Now you can use this data to query.

Uncorrelated subqueries

For uncorrelated subqueries that use subqueries as operands of comparison operators (>/ >=/ < / <= / = / !=), the inner subquery only needs to be queried once, and MO Intelligence will rewrite the inner subquery into a constant when generating the execution plan.

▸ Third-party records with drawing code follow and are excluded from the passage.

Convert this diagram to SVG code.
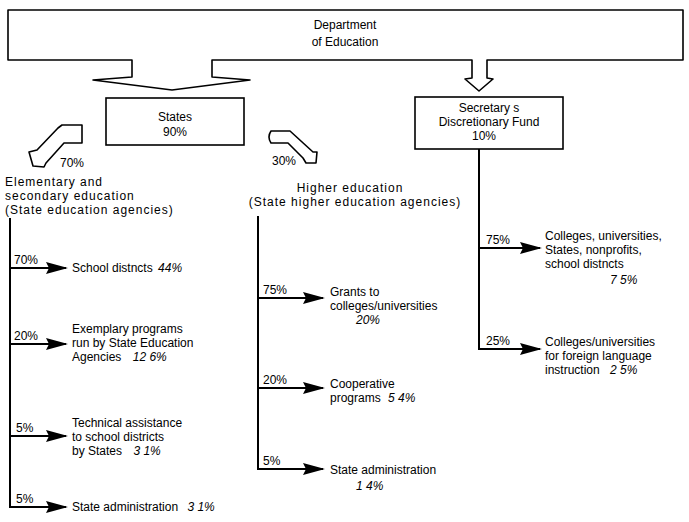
<svg xmlns="http://www.w3.org/2000/svg" width="689" height="522" viewBox="0 0 689 522">
<style>
text{font-family:"Liberation Sans",Arial,sans-serif;font-size:12px;fill:#000}
.c{text-anchor:middle}
.i{font-style:italic}
.w{letter-spacing:1px}
.box{fill:#fff;stroke:#000;stroke-width:1.6}
.ln{fill:none;stroke:#000;stroke-width:2}
.blk{fill:#fff;stroke:#000;stroke-width:1.6;stroke-linejoin:round}
</style>
<defs>
<marker id="ah" viewBox="0 0 22 12" markerWidth="22" markerHeight="12" refX="20" refY="6" orient="auto" markerUnits="userSpaceOnUse">
<path d="M0,0 L22,6 L0,12 L3,6 Z" fill="#000"/>
</marker>
</defs>
<rect width="689" height="522" fill="#fff"/>

<g id="department">
<path class="blk" d="M8,10 L683,10 L683,60 L487,60 L487,78 L493,79 L479,91 L465,79 L472,78 L472,60 L212,60 L212,77 L250,80 L172,90 L93,80 L132,77 L132,60 L8,60 Z"/>
<text class="c" x="345" y="29">Department</text>
<text class="c" x="345" y="46">of Education</text>
</g>

<g id="states">
<rect class="box" x="106" y="98" width="138" height="47"/>
<text class="c" x="175" y="121">States</text>
<text class="c" x="175" y="136">90%</text>
</g>

<g id="secretary">
<rect class="box" x="415" y="97" width="148" height="52"/>
<text class="c" x="489" y="112">Secretary s</text>
<text class="c" x="489" y="126">Discretionary Fund</text>
<text class="c" x="484" y="140">10%</text>
</g>

<g id="elementary">
<text class="w" x="5" y="186">Elementary and</text>
<text class="w" x="5" y="200">secondary education</text>
<text class="w" x="5" y="214">(State education agencies)</text>
</g>

<g id="higher">
<text class="c w" x="350" y="192">Higher education</text>
<text class="c w" x="355" y="206">(State higher education agencies)</text>
</g>

<g id="school-districts">
<text x="72" y="272">School distncts <tspan class="i" dx="2">44%</tspan></text>
</g>
<g id="exemplary">
<text x="72" y="333">Exemplary programs</text>
<text x="72" y="347">run by State Education</text>
<text x="72" y="361">Agencies <tspan class="i" dx="8">12 6%</tspan></text>
</g>
<g id="technical">
<text x="72" y="427">Technical assistance</text>
<text x="72" y="441">to school districts</text>
<text x="72" y="455">by States <tspan class="i" dx="8">3 1%</tspan></text>
</g>
<g id="state-admin-el">
<text x="72" y="511">State administration <tspan class="i" dx="6">3 1%</tspan></text>
</g>

<g id="grants">
<text x="330" y="296">Grants to</text>
<text x="330" y="310">colleges/universities</text>
<text class="i" x="356" y="324">20%</text>
</g>
<g id="cooperative">
<text x="330" y="388">Cooperative</text>
<text x="330" y="402">programs <tspan class="i" dx="4">5 4%</tspan></text>
</g>
<g id="state-admin-hi">
<text x="330" y="474">State administration</text>
<text class="i" x="356" y="490">1 4%</text>
</g>

<g id="colleges-states">
<text x="545" y="240">Colleges, universities,</text>
<text x="545" y="254">States, nonprofits,</text>
<text x="545" y="268">school distncts</text>
<text class="i" x="610" y="284">7 5%</text>
</g>
<g id="foreign-language">
<text x="545" y="346">Colleges/universities</text>
<text x="545" y="360">for foreign language</text>
<text x="545" y="374">instruction <tspan class="i" x="610">2 5%</tspan></text>
</g>

<g id="connectors">
<path class="blk" d="M62,125 L82,125 L82,143 L64,143 L46,163 L44,167 L33,166 L29,152 L37,150 L58,128 Z"/>
<text x="60" y="167">70%</text>
<path class="blk" d="M271,131 L290,131 L313,152 L317,152 L316,163 L306,163 L303,158 L288,143 L271,143 Q267,137 271,131 Z"/>
<text x="272" y="165">30%</text>

<path class="ln" d="M10,218 L10,507 L66,507" marker-end="url(#ah)"/>
<path class="ln" d="M10,268 L66,268" marker-end="url(#ah)"/>
<path class="ln" d="M10,344 L66,344" marker-end="url(#ah)"/>
<path class="ln" d="M10,436 L66,436" marker-end="url(#ah)"/>
<text x="14" y="264">70%</text>
<text x="14" y="340">20%</text>
<text x="16" y="432">5%</text>
<text x="16" y="503">5%</text>

<path class="ln" d="M258,216 L258,469 L323,469" marker-end="url(#ah)"/>
<path class="ln" d="M258,298 L323,298" marker-end="url(#ah)"/>
<path class="ln" d="M258,388 L323,388" marker-end="url(#ah)"/>
<text x="263" y="294">75%</text>
<text x="263" y="384">20%</text>
<text x="263" y="465">5%</text>

<path class="ln" d="M479,149 L479,349 L540,349" marker-end="url(#ah)"/>
<path class="ln" d="M479,248 L540,248" marker-end="url(#ah)"/>
<text x="486" y="244">75%</text>
<text x="486" y="345">25%</text>
</g>
</svg>
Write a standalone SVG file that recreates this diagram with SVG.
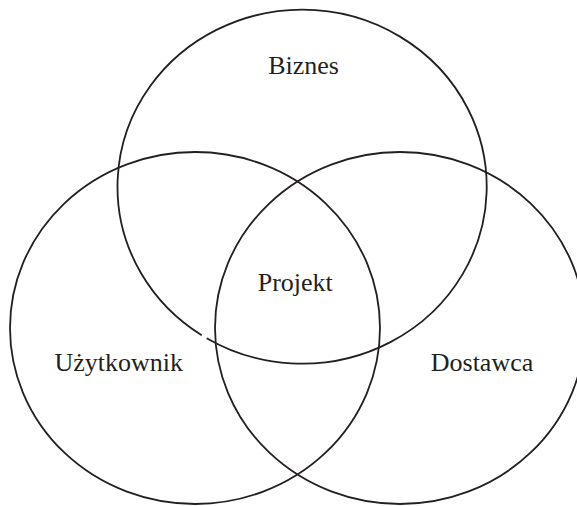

mysql> select p.p_name from (select * from part where p_brand='Brand#21' and p_retailprice between 1100 and 1200) p, partsupp ps where p.p_partkey=ps.ps_partkey and p.p_name like '%pink%' limit 10;

When MO Intelligence executes the above query, it will first execute an inner subquery:

mysql> select * from part where p_brand='Brand#21' and p_retailprice between 1100 and 1200;

The result is:

+-----------------------------------+
| p_name                            |
+-----------------------------------+
| olive chartreuse smoke pink tan   |
| olive chartreuse smoke pink tan   |
| olive chartreuse smoke pink tan   |
| olive chartreuse smoke pink tan   |
| pink sienna dark bisque turquoise |
| pink sienna dark bisque turquoise |
| pink sienna dark bisque turquoise |
| pink sienna dark bisque turquoise |
| honeydew orchid cyan magenta pink |
| honeydew orchid cyan magenta pink |
+-----------------------------------+
10 rows in set (0.06 sec)

For the non-correlated column subqueries in the existence test and set comparison cases, MO Intelligence will rewrite and replace them with equivalents to obtain better execution performance.

Correlated subqueries

For correlated subqueries, since the inner subquery references the columns of the outer query, the subquery needs to be executed once for each row obtained by the outer query. That is to say, if the outer query obtains 10 million results, the subquery will also be executed 10 million times, which will cause the query to consume more time and resources.

Therefore, during the processing, MO Intelligence will try to disassociate the correlated subqueries to improve the query efficiency from the execution plan level.

mysql> select p_name from part where P_PARTKEY in (select PS_PARTKEY from PARTSUPP where PS_SUPPLYCOST>=500) and p_name like '%pink%' limit 10;

When processing this SQL statement, MO Intelligence will rewrite it into an equivalent JOIN query:

select p_name from part join partsupp on P_PARTKEY=PS_PARTKEY where PS_SUPPLYCOST>=500 and p_name like '%pink%' limit 10;

Operation results:

+------------------------------------+
| p_name                             |
+------------------------------------+
| papaya red almond hot pink         |
| turquoise hot smoke green pink     |
| purple cornsilk red pink floral    |
| pink cyan purple white burnished   |
| sandy dark pink indian cream       |
| powder cornsilk chiffon slate pink |
| rosy light black pink orange       |
| pink white goldenrod ivory steel   |
| cornsilk dim pink tan sienna       |
| lavender navajo steel sandy pink   |
+------------------------------------+
10 rows in set (0.23 sec)

As a best practice, in actual development, to improve computing efficiency, try to choose equivalent calculation methods for queries and avoid using associated subqueries for queries.